Salvation requires celebration. In the storyline of the book of Esther we have seen salvation for Mordecai both spiritually and physically. We have seen the Jews, as a people group, saved from death. As the book of Esther closes in 9:20-10:3, the Jews are having a party. The celebration of Purim was established as a commemoration of God’s deliverance of them from the wicked hand of Haman.


Celebration is part of our culture as well. We have Thanksgiving, birthdays, July 4th, Veterans Day and other holidays. At Christmas we celebrate the coming of Jesus. At Easter we celebrate the resurrection of Jesus. These kinds of celebrations are important because they help us remember the past as we lean into the future. This is also why the local church gathers on Sunday. We cannot afford to forget what God has done. When we forget we will wither spiritually.Holidays are holy days. You can learn a lot about a person by observing what he celebrates and what he does not celebrate.

Celebrations in church are good as long as it is about Jesus. If it is not about Jesus then it loses its value. We can have the outward forms but not the inward joys. Our celebrations should remind us of what God has done for us in Jesus. Remember, God became a man, lived without sin, died for our sins, rose as our Savior, indwelt us with His Holy Spirit and gave us a new nature. Jesus has gone before us. He is the King of kings. He is the Lord of lords. He loves us. He knows us. He seeks us. He serves us. He has prepared a place for us in heaven. Now, that is worth a party!

We are also reminded from the closing verses of Esther that “this ain’t heaven.” Forgive my grammar, but it is true. The Jews were not celebrating in Esther 9-10 because they had a new king. No, Xerxes was still in charge. In 10:1 we see that Xerxes had even added a tax on the people. Yet, the Jews were still celebrating. Why? Because they have another King and they are part of a better kingdom! If this world and its trappings are more important to us, then we are going to have a hard time celebrating.
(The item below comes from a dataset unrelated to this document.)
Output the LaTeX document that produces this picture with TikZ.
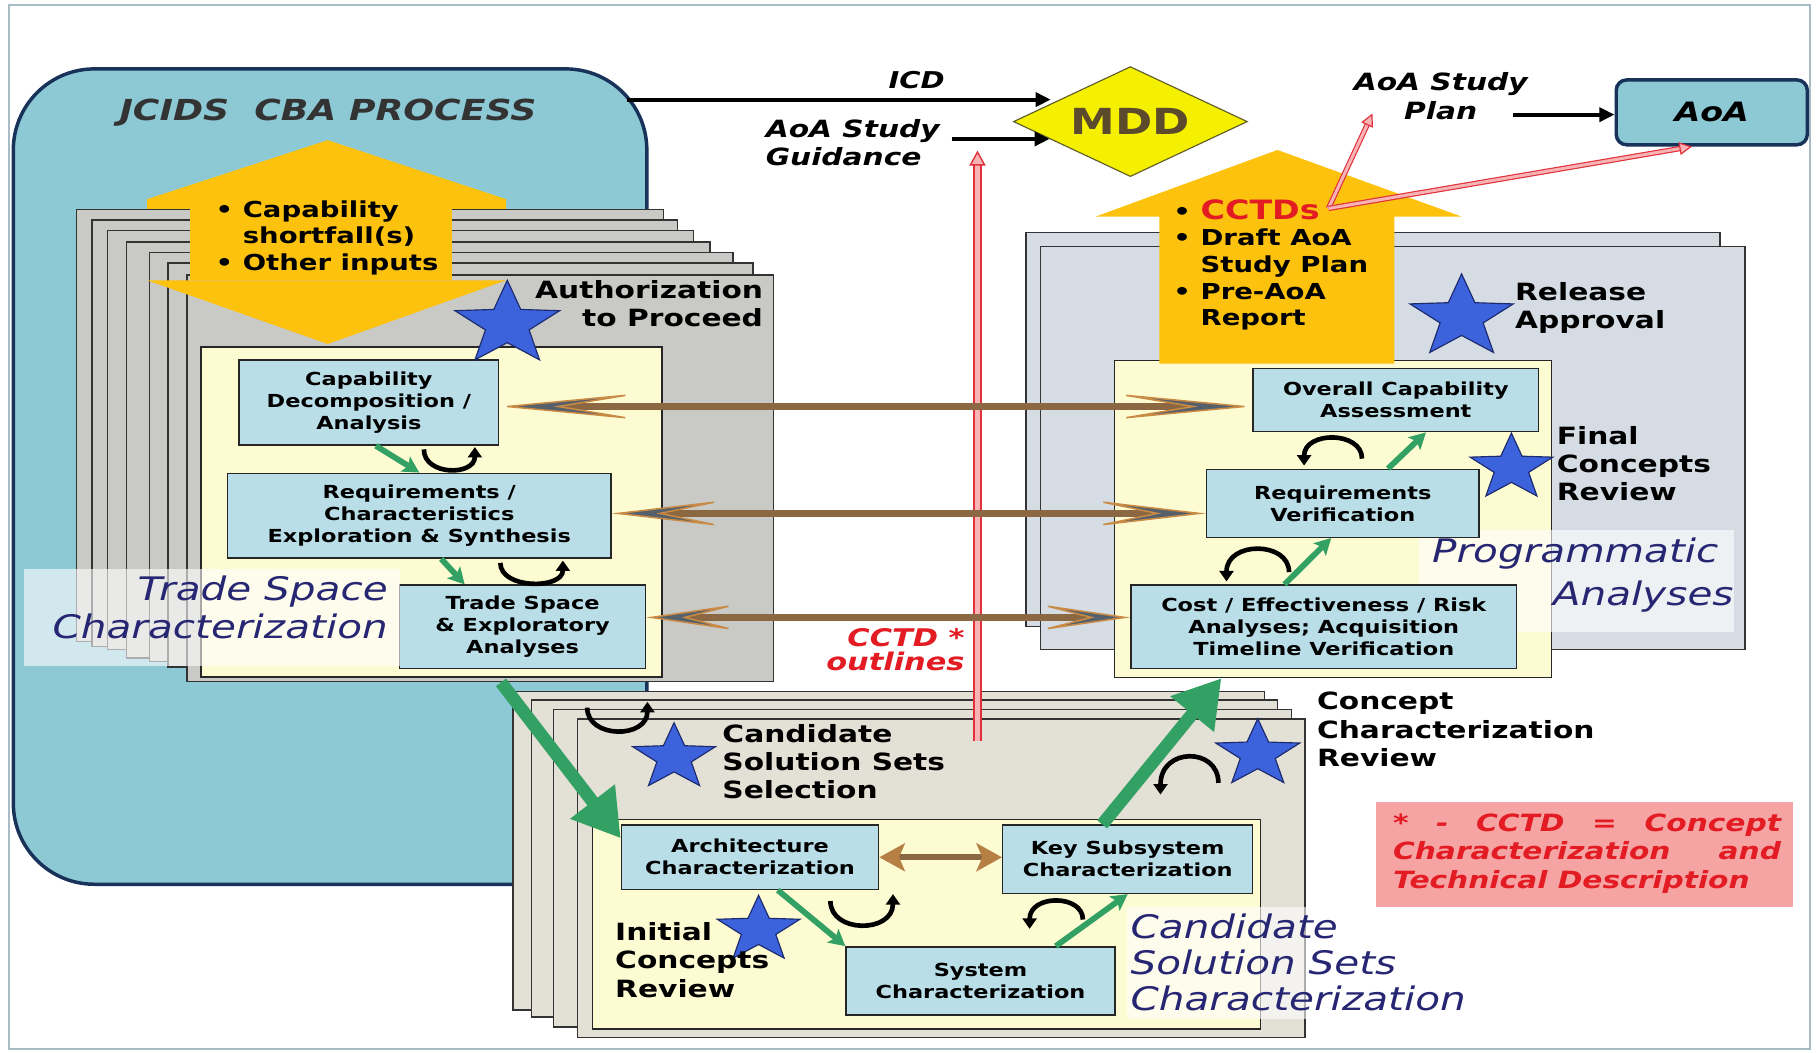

We come to the end of the book of Esther and we find a wonderfully, glorious picture … God’s wisdom and timing have come to fruition. Mordecai has gone from obscurity and exile to “second only to king Ahasuerus” (10:3). He had his world turned upside down when Esther was taken into the king’s harem. His worst nightmare came true when his mortal enemy, Haman, was promoted and had the king approve a death sentence for all of the Jews. He and the Jews came within hours of having their lives snuffed out by the wicked man, Haman.

What a glorious picture of the gospel! According to the Scriptures, we are all sinners who deserve eternal separation from God and eternal damnation for our sins. None of us is good. None of us is righteous on our own. None of us deserves grace, but God in His love has chosen to act on our behalf and sacrifice His Son, Jesus, to pay the ransom penalty for our sins. He who knew no sin became sin so that we might become the righteousness of God. And that is worthy of a party!